TORONTO — It was all about to come crashing down.

That’s the conclusion one would draw from reading the Canadian business press in the spring of 2017, which, after giddily cheering the housing boom, now heralded an inevitable bust.

A favourite theme: Canadians appeared to have lost their minds over houses the same way their American cousins had ahead of the financial crisis of 2008. Nondescript detached homes in hard-luck Hamilton, Ontario, were selling for $1 million. In Vancouver, prices had climbed 50 per cent in only three years heading into 2016 — great if you happened to own property, not so great if you didn’t. Institutions such as the Bank of Canada had started talking in more detail about the perils of debt. To keep up with those surging house prices, Canadians had mortgaged their futures like never before, prompting the central bank to worry about financial stability.

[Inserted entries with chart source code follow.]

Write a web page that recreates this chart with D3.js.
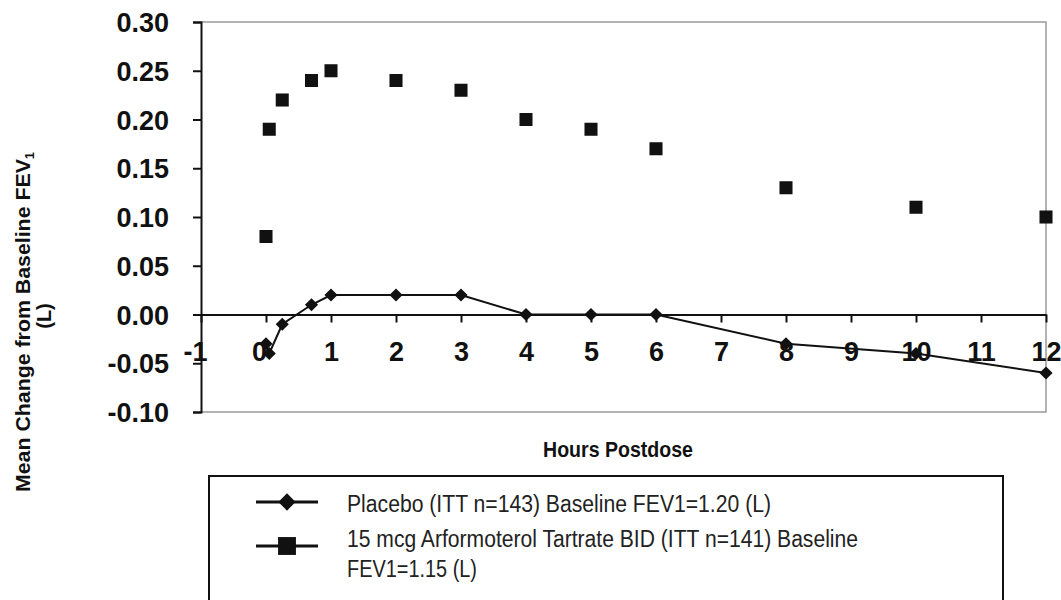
<!DOCTYPE html>
<html>
<head>
<meta charset="utf-8">
<script src="https://cdn.jsdelivr.net/npm/d3@7.9.0/dist/d3.min.js"></script>
<style>
  body { margin: 0; background: #fff; }
  svg { display: block; font-family: "Liberation Sans", Arial, sans-serif; }
</style>
</head>
<body>
<svg id="vis"></svg>
<script>
const width = 1061;
const height = 600;

// --- data ---
const hours = [0, 0.05, 0.25, 0.7, 1, 2, 3, 4, 5, 6, 8, 10, 12];
const placebo = [-0.03, -0.04, -0.01, 0.01, 0.02, 0.02, 0.02, 0.00, 0.00, 0.00, -0.03, -0.04, -0.06];
const arformoterol = [0.08, 0.19, 0.22, 0.24, 0.25, 0.24, 0.23, 0.20, 0.19, 0.17, 0.13, 0.11, 0.10];
const xTicks = d3.range(-1, 13);
const yTicks = [-0.10, -0.05, 0.00, 0.05, 0.10, 0.15, 0.20, 0.25, 0.30];
const legendLabels = [
    ["Placebo (ITT n=143) Baseline FEV1=1.20 (L)"],
    ["15 mcg Arformoterol Tartrate BID (ITT n=141) Baseline", "FEV1=1.15 (L)"]
];

const svg = d3.select("#vis")
    .attr("width", width)
    .attr("height", height);

const x = d3.scaleLinear().domain([-1, 12]).range([201, 1046]);
const y = d3.scaleLinear().domain([-0.10, 0.30]).range([412, 22]);

const signed = d => d < 0 ? "-" + d3.format(".2f")(-d) : d3.format(".2f")(d);

// frame (gray top, right, bottom)
svg.append("path")
    .attr("d", `M${x(-1)},${y(0.30)}H${x(12)}V${y(-0.10)}H${x(-1)}`)
    .attr("fill", "none")
    .attr("stroke", "#9a9a9a")
    .attr("stroke-width", 1.5);

// y axis
const yAxis = svg.append("g")
    .attr("transform", `translate(${x(-1)},0)`)
    .call(d3.axisLeft(y).tickValues(yTicks).tickFormat(signed).tickSize(8).tickPadding(24));
yAxis.select(".domain").attr("stroke", "#111").attr("stroke-width", 2);
yAxis.selectAll(".tick line").attr("stroke", "#111").attr("stroke-width", 2);
yAxis.selectAll(".tick text")
    .attr("fill", "#111")
    .style("font-size", "27px")
    .style("font-weight", "bold")
    .attr("dy", "0.36em");

// x axis at y = 0
const xAxis = svg.append("g")
    .attr("transform", `translate(0,${y(0)})`)
    .call(d3.axisBottom(x).tickValues(xTicks).tickFormat(d => d < 0 ? "-" + (-d) : d).tickSize(8).tickPadding(19).tickSizeOuter(0));
xAxis.select(".domain").attr("stroke", "#111").attr("stroke-width", 2);
xAxis.selectAll(".tick line").attr("stroke", "#111").attr("stroke-width", 2);
xAxis.selectAll(".tick text")
    .attr("fill", "#111")
    .style("font-size", "27px")
    .style("font-weight", "bold");
xAxis.selectAll(".tick text").filter(d => d === -1).attr("dx", -6);
xAxis.selectAll(".tick text").filter(d => d === 0).attr("dx", -7);

// placebo line + diamonds
const placeboData = hours.map((h, i) => ({ h, v: placebo[i] }));
const armData = hours.map((h, i) => ({ h, v: arformoterol[i] }));

svg.append("path")
    .datum(placeboData)
    .attr("fill", "none")
    .attr("stroke", "#111")
    .attr("stroke-width", 2)
    .attr("d", d3.line().x(d => x(d.h)).y(d => y(d.v)));

const diamond = d3.symbol().type(d3.symbolDiamond2).size(110);
const square = d3.symbol().type(d3.symbolSquare).size(170);

svg.selectAll(".placebo")
    .data(placeboData)
    .join("path")
    .attr("class", "placebo")
    .attr("transform", d => `translate(${x(d.h)},${y(d.v)})`)
    .attr("d", diamond)
    .attr("fill", "#111");

svg.selectAll(".arm")
    .data(armData)
    .join("path")
    .attr("class", "arm")
    .attr("transform", d => `translate(${x(d.h)},${y(d.v)})`)
    .attr("d", square)
    .attr("fill", "#111");

// axis titles
svg.append("text")
    .attr("x", 618)
    .attr("y", 457)
    .attr("text-anchor", "middle")
    .attr("fill", "#111")
    .style("font-size", "22px")
    .style("font-weight", "bold")
    .attr("textLength", 150)
    .attr("lengthAdjust", "spacingAndGlyphs")
    .text("Hours Postdose");

const yTitle = svg.append("text")
    .attr("transform", "translate(30,322) rotate(-90)")
    .attr("text-anchor", "middle")
    .attr("fill", "#111")
    .style("font-size", "20px")
    .style("font-weight", "bold")
    .attr("textLength", 340)
    .attr("lengthAdjust", "spacingAndGlyphs");
yTitle.append("tspan").text("Mean Change from Baseline FEV");
yTitle.append("tspan").attr("dy", 4).style("font-size", "12px").text("1");

svg.append("text")
    .attr("transform", "translate(51,316) rotate(-90)")
    .attr("text-anchor", "middle")
    .attr("fill", "#111")
    .style("font-size", "20px")
    .style("font-weight", "bold")
    .text("(L)");

// legend
const legend = svg.append("g");
legend.append("rect")
    .attr("x", 209)
    .attr("y", 476)
    .attr("width", 794)
    .attr("height", 200)
    .attr("fill", "none")
    .attr("stroke", "#111")
    .attr("stroke-width", 2);

const legendRows = [
    { y: 502, base: [512], shape: d3.symbol().type(d3.symbolDiamond2).size(190) },
    { y: 546, base: [547, 577], shape: d3.symbol().type(d3.symbolSquare).size(320) }
];
const legendWidths = [[424], [511, 130]];

legendRows.forEach((row, i) => {
    legend.append("line")
        .attr("x1", 256).attr("x2", 318)
        .attr("y1", row.y).attr("y2", row.y)
        .attr("stroke", "#111")
        .attr("stroke-width", 3);
    legend.append("path")
        .attr("transform", `translate(287,${row.y})`)
        .attr("d", row.shape)
        .attr("fill", "#111");
    legendLabels[i].forEach((t, j) => {
        legend.append("text")
            .attr("x", 347)
            .attr("y", row.base[j])
            .attr("fill", "#222")
            .style("font-size", "23px")
            .attr("textLength", legendWidths[i][j])
            .attr("lengthAdjust", "spacingAndGlyphs")
            .text(t);
    });
});
</script>
</body>
</html>
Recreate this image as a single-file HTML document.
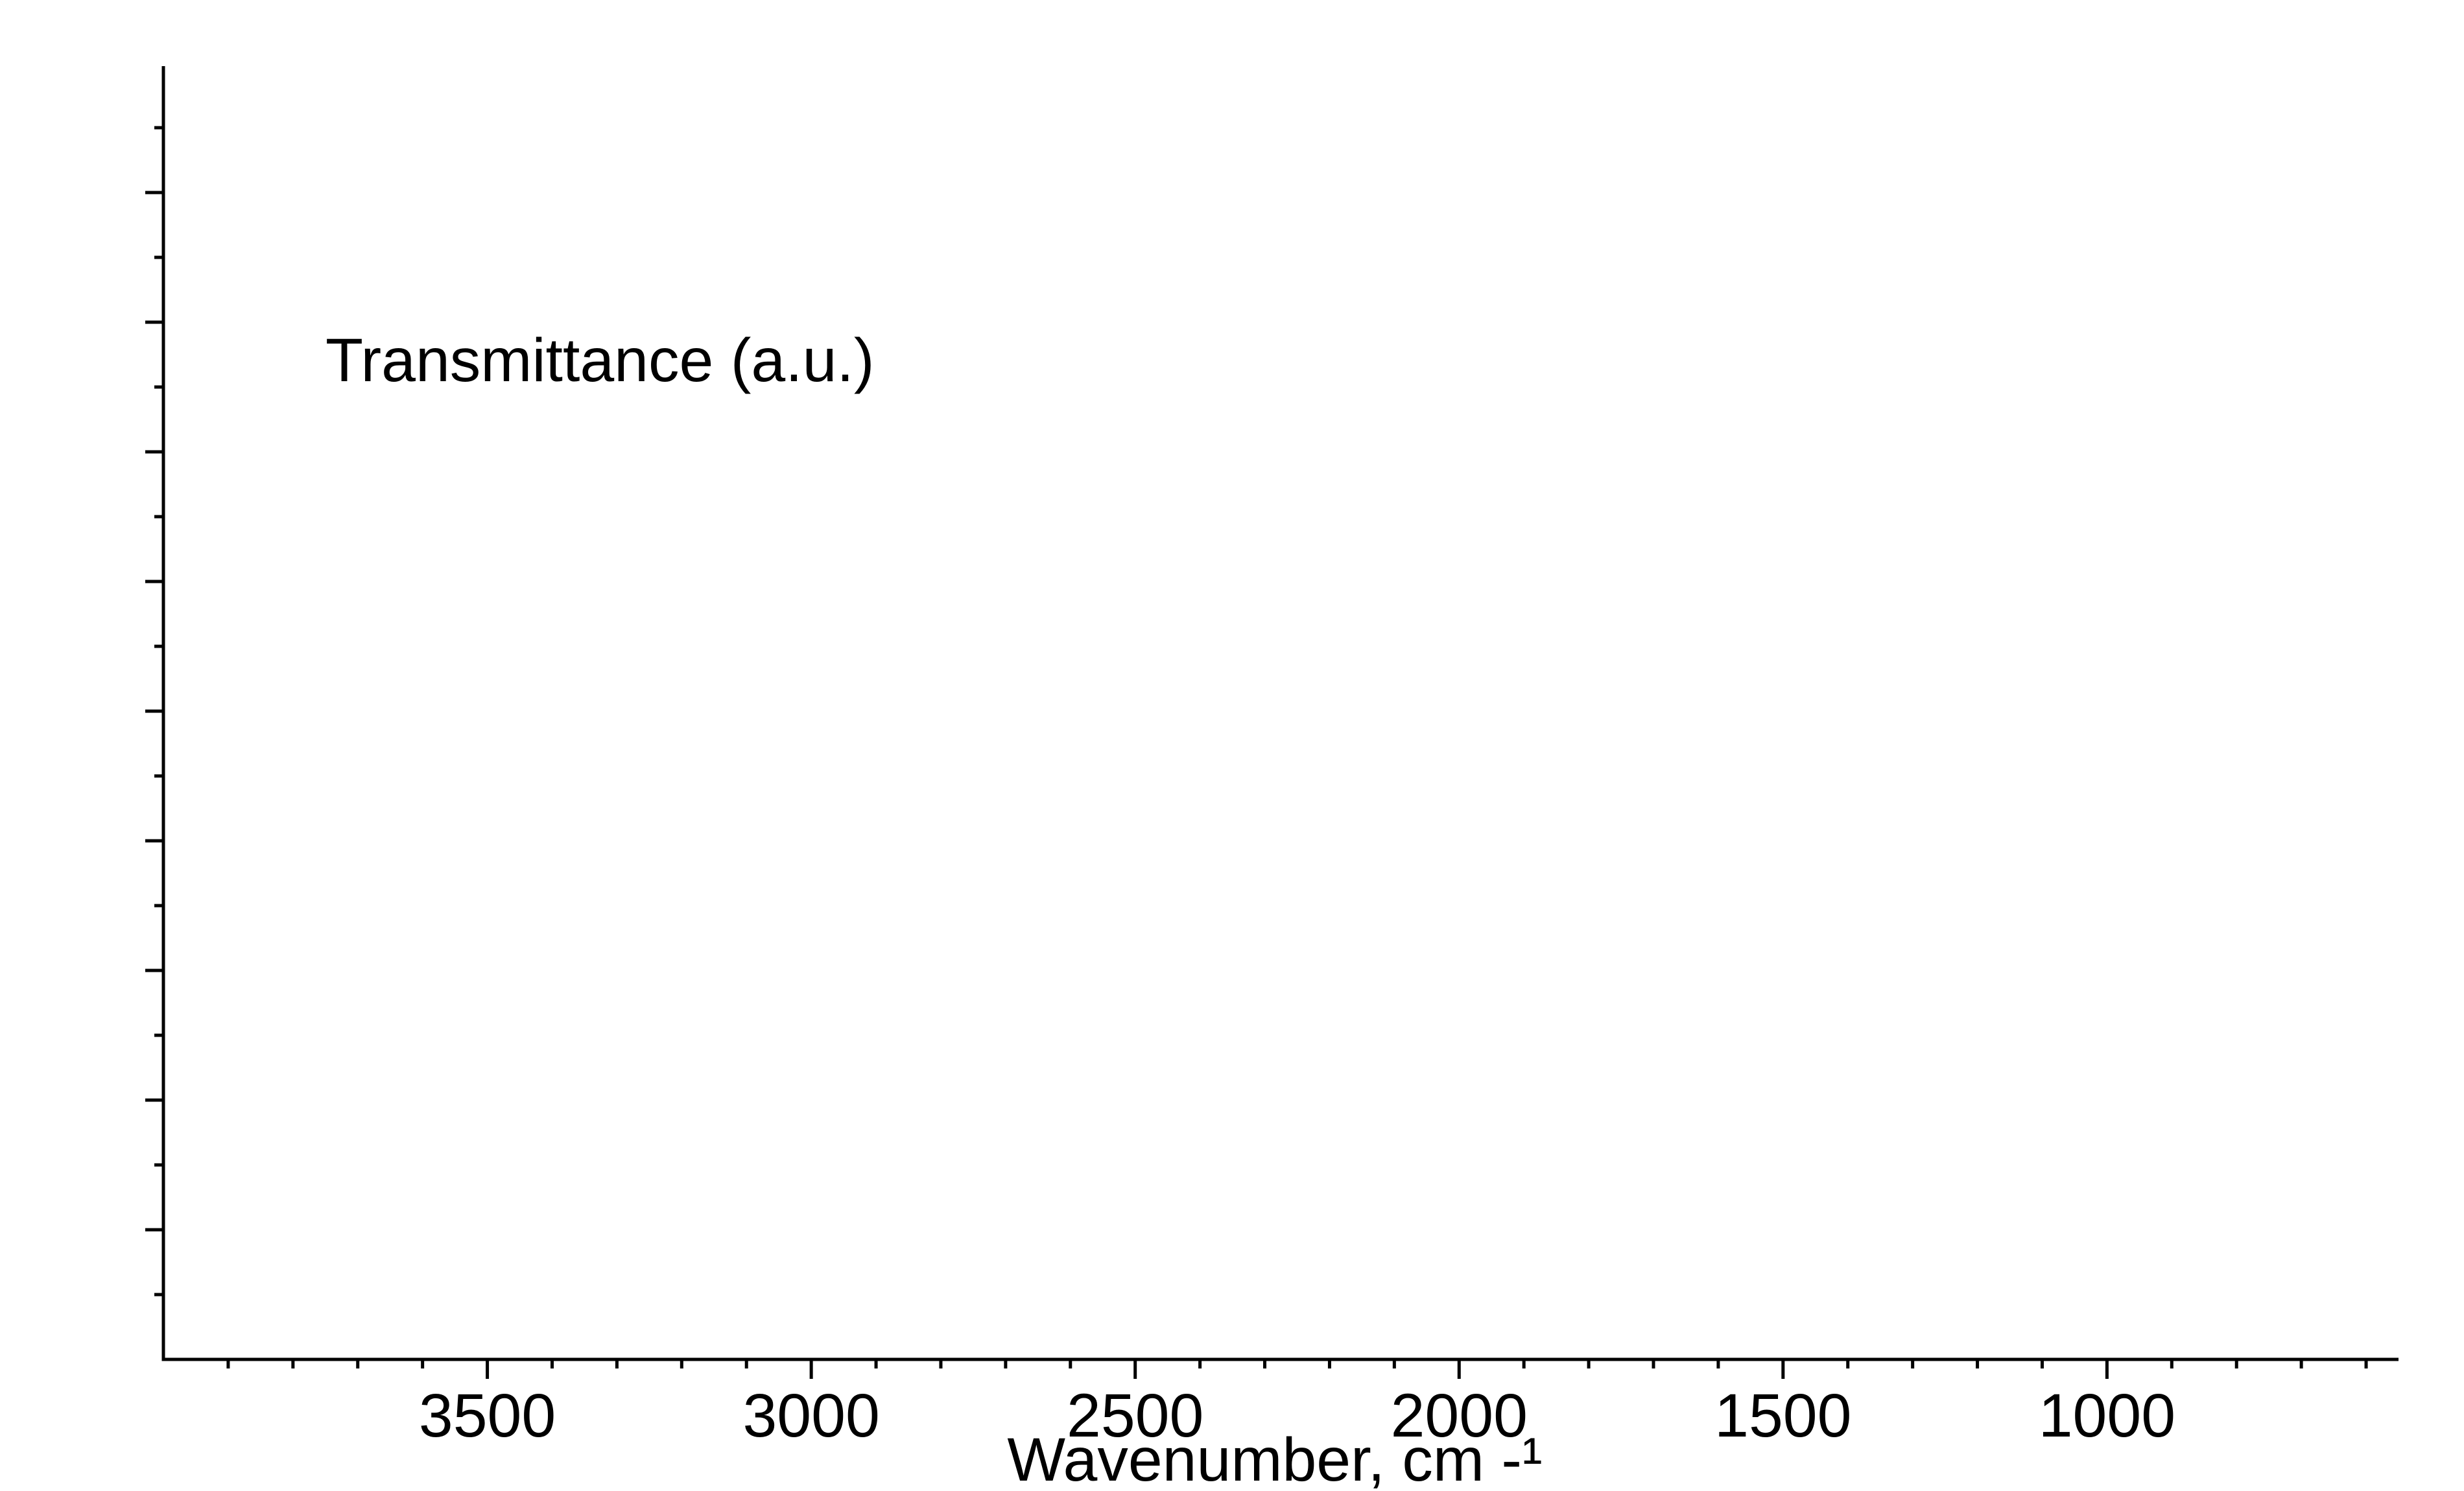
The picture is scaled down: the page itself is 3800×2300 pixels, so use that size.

There was another particularly bad omen. Home Capital, a smallish mortgage lender, had cast a dark shadow over the real estate market. A couple of years earlier, the firm realized that a few dozen brokers it worked with had been filing false mortgage applications. Home Capital insisted the issue was minor, but its executives couldn’t make the problem go away. If you saw The Big Short, you know that rampant fraud was at the heart of the U.S. housing collapse in 2006 and 2007, and alarm bells were sounding.